Marx ve Engels, Paris Komünü üzerine ağırlıklı olarak eleştirel değerlendirmeler kaleme aldılar. Bu eleştirilerin amacı Komün’ün öncülerinden olan anarşistleri yermek değildi sadece. Marx ve Engels’in asıl amacı proletaryanın tarihteki ilk zaferini kalıcı hale getirmekti. Anarşistlerin Komün’deki ağırlığına rağmen, Marx ve Engels proletaryanın ilk zaferini büyük bir heyecanla, “Göğün zaptına çıkanlar!” sözleriyle ifade ederler.
Yıllar sonra Rosa Luxemburg’un Ekim Devrimi üzerine “Rus Devrimi” başlığıyla yayınlanan notları da benzer niteliktedir:
“Rus Devrimi herkese göstermiştir ki, söz konusu olan Rusya’nın devrime hazırlıksız olması değil, Alman proletaryasının tarihsel görevini yerine getirmeye hazır olmamasıdır. Ve bu noktanın tüm boyutlarıyla anlaşılması Rus Devrimi üzerine yapılan eleştirel bir incelemenin temel amacıdır.”
Luxemburg, eleştirirken asıl amacının Almanya’da devrim kaygısı olduğunu olabildiğince net bir şekilde ifade ediyor. Daha da ileri giderek “çoğunluk sağlanmadan devrim olmaz” diyen lafazanlara da sözünü söylüyor:
“Ancak devrimlerin gerçek diyalektiği parlamento köstebeklerinin mantığını ayakları üstüne oturtuyor; önce çoğunluk olarak değil, çoğunluğa götüren devrimci taktikle ilerleme sağlanır. Bu yol böyle açılır.
“Sadece nasıl liderlik edeceğini, yani olayları nasıl ileriye taşıyacağını bilen parti fırtınalı zamanlarda destek kazanır.”
Rosa Luxemburg’un eleştirilerini okurken, acımasız olduğunu, sözünü sakınmadan söylediğini görüyoruz.
Lenin, Luxemburg katledildikten sonra onun için “Devrimin Kartalıydı” der. Çünkü Luxemburg eleştirirken devrimci bir samimiyetle Ekim Devrimi’nin kazanımlarını kalıcılaştırmayı hedefliyordu. Notlarında son yazdıkları bunu çok açık bir şekilde ortaya koyuyor:
“Bırakın Almanya’daki Hükümet Sosyalistleri Rusya’daki Bolşevik yönetiminin proletarya diktatörlüğünün bozulmuş bir biçimi olduğunu söylesinler. Eğer böyle idiyse ve böyle olacaksa, bu Alman proletaryasının sosyalist sınıf mücadelesinin kötü bir karikatürü olan tavrının ürünüdür.
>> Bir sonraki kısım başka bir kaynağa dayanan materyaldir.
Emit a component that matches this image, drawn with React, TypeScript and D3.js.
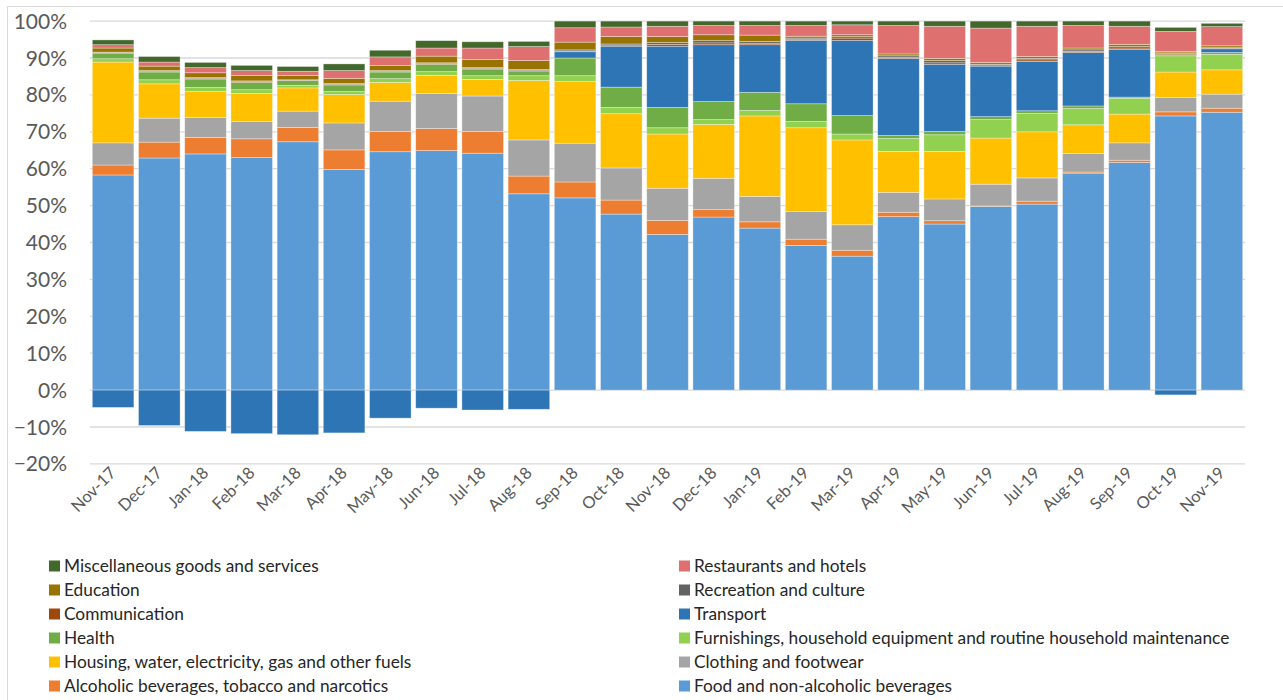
import { useRef, useEffect } from "react";
import * as d3 from "d3";

// months on the x axis
const months = [
  "Nov-17", "Dec-17", "Jan-18", "Feb-18", "Mar-18", "Apr-18", "May-18", "Jun-18", "Jul-18",
  "Aug-18", "Sep-18", "Oct-18", "Nov-18", "Dec-18", "Jan-19", "Feb-19", "Mar-19", "Apr-19",
  "May-19", "Jun-19", "Jul-19", "Aug-19", "Sep-19", "Oct-19", "Nov-19",
];

// series values (percent), bottom of the stack first
const food = [58.3, 62.9, 64.0, 63.0, 67.3, 59.8, 64.6, 64.9, 64.2, 53.2, 52.1, 47.7, 42.2, 46.9, 43.9, 39.2, 36.3, 47.0, 45.0, 49.8, 50.4, 58.8, 61.7, 74.3, 75.3];
const alcohol = [2.7, 4.3, 4.5, 5.1, 3.9, 5.3, 5.5, 6.0, 5.9, 4.8, 4.3, 3.8, 3.8, 2.0, 1.7, 1.7, 1.6, 1.2, 0.9, 0.1, 0.8, 0.3, 0.6, 1.1, 1.1];
const clothing = [6.0, 6.5, 5.4, 4.7, 4.4, 7.3, 8.2, 9.5, 9.6, 9.8, 10.5, 8.7, 8.7, 8.5, 6.9, 7.5, 6.9, 5.4, 5.9, 5.9, 6.3, 5.0, 4.7, 3.9, 3.8];
const housing = [21.9, 9.3, 7.0, 7.6, 6.3, 7.7, 5.1, 4.9, 4.5, 16.1, 16.7, 14.7, 14.7, 14.6, 21.8, 22.7, 23.0, 11.1, 12.9, 12.5, 12.5, 7.8, 7.8, 6.9, 6.6];
const furnishings = [0.9, 1.1, 1.1, 1.0, 0.7, 0.8, 1.0, 1.0, 1.0, 1.3, 1.6, 1.7, 1.7, 1.3, 1.5, 1.7, 1.6, 3.5, 4.5, 5.0, 5.0, 4.4, 4.3, 4.4, 4.2];
const health = [1.5, 2.1, 2.3, 2.0, 1.3, 1.8, 1.8, 2.0, 1.8, 1.1, 4.8, 5.5, 5.5, 4.9, 4.9, 4.8, 5.0, 0.8, 0.9, 0.8, 0.7, 0.7, 0.3, 0.3, 0.5];
const transport = [-4.7, -9.6, -11.2, -11.8, -12.1, -11.6, -7.6, -4.9, -5.4, -5.2, 1.7, 11.1, 16.6, 15.4, 12.9, 17.2, 20.4, 20.9, 18.2, 13.7, 13.4, 14.5, 12.9, -1.3, 1.0];
const communication = [0.2, 0.2, 0.2, 0.2, 0.1, 0.2, 0.2, 0.2, 0.2, 0.3, 0.2, 0.3, 0.5, 0.5, 0.4, 0.3, 0.6, 0.3, 0.4, 0.3, 0.4, 0.3, 0.4, 0.3, 0.1];
const recreation = [0.1, 0.2, 0.2, 0.2, 0.1, 0.2, 0.2, 0.2, 0.2, 0.3, 0.3, 0.3, 0.5, 0.6, 0.5, 0.3, 0.4, 0.4, 0.6, 0.2, 0.4, 0.4, 0.4, 0.2, 0.2];
const education = [1.1, 1.2, 1.3, 1.5, 1.2, 1.4, 1.4, 1.8, 2.2, 2.4, 2.1, 2.0, 1.6, 1.6, 1.7, 0.5, 0.5, 0.5, 0.6, 0.5, 0.5, 0.5, 0.6, 0.4, 0.5];
const restaurants = [0.9, 1.1, 1.4, 1.3, 1.1, 2.1, 2.3, 2.2, 3.1, 3.8, 3.9, 2.6, 2.8, 2.5, 2.6, 2.9, 2.7, 7.7, 8.7, 9.3, 8.2, 6.1, 4.9, 5.4, 5.2];
const misc = [1.3, 1.5, 1.4, 1.4, 1.3, 1.8, 1.8, 2.0, 1.7, 1.4, 1.8, 1.6, 1.4, 1.2, 1.2, 1.2, 1.0, 1.2, 1.4, 1.9, 1.4, 1.2, 1.4, 1.1, 0.9];

const seriesNames = [
  "Food and non-alcoholic beverages",
  "Alcoholic beverages, tobacco and narcotics",
  "Clothing and footwear",
  "Housing, water, electricity, gas and other fuels",
  "Furnishings, household equipment and routine household maintenance",
  "Health",
  "Transport",
  "Communication",
  "Recreation and culture",
  "Education",
  "Restaurants and hotels",
  "Miscellaneous goods and services",
];
const seriesValues = [food, alcohol, clothing, housing, furnishings, health, transport, communication, recreation, education, restaurants, misc];
const seriesColors = [
  "#5b9bd5", "#ed7d31", "#a5a5a5", "#ffc000", "#92d050", "#70ad47",
  "#2e75b6", "#9e480e", "#636363", "#997300", "#df7070", "#43682b",
];

const yTicks = [-0.2, -0.1, 0, 0.1, 0.2, 0.3, 0.4, 0.5, 0.6, 0.7, 0.8, 0.9, 1.0];

const FONT = "Lato, 'Liberation Sans', sans-serif";

export default function App() {
  const ref = useRef<SVGSVGElement>(null);

  useEffect(() => {
    if (!ref.current) return;
    const width = 1283;
    const height = 700;
    const left = 90;
    const right = 1245;
    const top = 21.1;
    const bottom = 463.9;

    const svg = d3.select(ref.current);
    svg.selectAll("*").remove();
    svg.attr("width", width).attr("height", height);

    // chart area border (only left/top edges are inside the picture)
    svg.append("path")
      .attr("d", `M7.5,${height} V6.5 H${width}`)
      .attr("fill", "none")
      .attr("stroke", "#d9d9d9")
      .attr("stroke-width", 1);

    const rows = months.map((m, i) => {
      const r: Record<string, any> = { month: m };
      seriesNames.forEach((n, k) => (r[n] = seriesValues[k][i] / 100));
      return r;
    });

    const x = d3.scaleBand().domain(months).range([left, right]).paddingInner(0.1).paddingOuter(0.05);
    const y = d3.scaleLinear().domain([-0.2, 1]).range([bottom, top]);

    // gridlines
    svg.append("g")
      .selectAll("line")
      .data(yTicks)
      .join("line")
      .attr("x1", left)
      .attr("x2", right)
      .attr("y1", (d) => y(d))
      .attr("y2", (d) => y(d))
      .attr("stroke", "#d9d9d9")
      .attr("stroke-width", 1.3);

    // y tick labels
    svg.append("g")
      .selectAll("text")
      .data(yTicks)
      .join("text")
      .attr("x", 67)
      .attr("y", (d) => y(d))
      .attr("dy", "0.36em")
      .attr("text-anchor", "end")
      .attr("font-family", FONT)
      .attr("font-size", 21)
      .attr("fill", "#595959")
      .text((d) => d3.format(".0%")(d));

    const stack = d3.stack<any>().keys(seriesNames).offset(d3.stackOffsetDiverging);
    const layers = stack(rows);

    svg.append("g")
      .selectAll("g")
      .data(layers)
      .join("g")
      .attr("fill", (_d, i) => seriesColors[i])
      .selectAll("rect")
      .data((d) => d)
      .join("rect")
      .attr("x", (d) => x(d.data.month)!)
      .attr("width", x.bandwidth())
      .attr("y", (d) => y(Math.max(d[0], d[1])))
      .attr("height", (d) => Math.abs(y(d[0]) - y(d[1])))
      .attr("stroke", "#ffffff")
      .attr("stroke-opacity", 0.45)
      .attr("stroke-width", 0.75);

    // x labels, rotated
    svg.append("g")
      .selectAll("text")
      .data(months)
      .join("text")
      .attr("transform", (d) => `translate(${x(d)! + x.bandwidth() / 2 + 4},474) rotate(-45)`)
      .attr("text-anchor", "end")
      .attr("font-family", FONT)
      .attr("font-size", 16.5)
      .attr("fill", "#595959")
      .text((d) => d);

    // legend in two columns, reversed series order
    const legendItems = seriesNames.map((n, i) => ({ name: n, color: seriesColors[i] })).reverse();
    const lg = svg.append("g");
    legendItems.forEach((it, i) => {
      const col = i % 2;
      const row = Math.floor(i / 2);
      const lx = col === 0 ? 49 : 679;
      const ly = 566 + row * 24;
      lg.append("rect")
        .attr("x", lx)
        .attr("y", ly - 5.5)
        .attr("width", 11)
        .attr("height", 11)
        .attr("fill", it.color);
      lg.append("text")
        .attr("x", lx + 15)
        .attr("y", ly)
        .attr("dy", "0.36em")
        .attr("font-family", FONT)
        .attr("font-size", 17.3)
        .attr("fill", "#262626")
        .text(it.name);
    });
  }, []);

  return (
    <div style={{ position: "absolute", left: 0, top: 0 }}>
      <svg ref={ref}></svg>
    </div>
  );
}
Hepimiz tarihin yasalarına bağımlıyız ve sosyalist bir düzen ancak enternasyonal olarak mümkündür.
Bolşevikler tarihin izin verdiği sınırlar içinde gerçek bir devrimci partinin yapabileceği her şeyi yapabilecek güçte olduklarını gösterdiler. Onlardan mucize beklemiyoruz. Yalıtılmış, savaşın tükettiği, emperyalizmin boğmaya çalıştığı ve uluslararası proletaryanın ihanetine uğramış bir ülkede ideal bir model, kusursuz bir proleter devrimi bir mucize olurdu.
Yapılması gereken, Bolşeviklerin politikalarında asli olanı olmayandan, o politikaların çekirdeğinde yer alanı oradan tesadüfen yapılmış çıkarırnlardan ayırt etmektir. Bugün dünyanın dört bir tarafında keskin mücadelelerle karşılaştığımızda sosyalizmin en büyük sorununun günümüzün de en yakıcı sorunu olduğunu görüyoruz. Bu, ikincil önemdeki şu ya da bu taktik sorunu değildir, proletaryanın eylem kapasitesi, mücadele gücü, sosyalist iktidar isteğidir. Lenin, Troçki ve arkadaşları dünyada bir ilki gerçekleştirdiler. Onlar dünya proletaryasının öncülü oldular, hala Hutten ile birlikte ‘Buna cesaret ettim!’ diye haykırabilecek sadece onlardır. Bolşeviklerin izlediği siyasette öze ilişkin ve ebedi olan budur. Bu anlamda tarihte iktidarı ele geçirerek sosyalizmin hayata geçirilmesini pratik uygulamada gündeme getiren, emek-sermaye arasındaki evrensel hesaplaşmada dengeyi yeniden belirleyerek Uluslararası proletaryanın mücadelesinin başını çeken onlar oldu. Rusya’da, sorun sadece ortaya konulabilirdi; ama orada çözülemezdi. Bu bağlamda her yerde gelecek ‘Bolşevizmindir’.”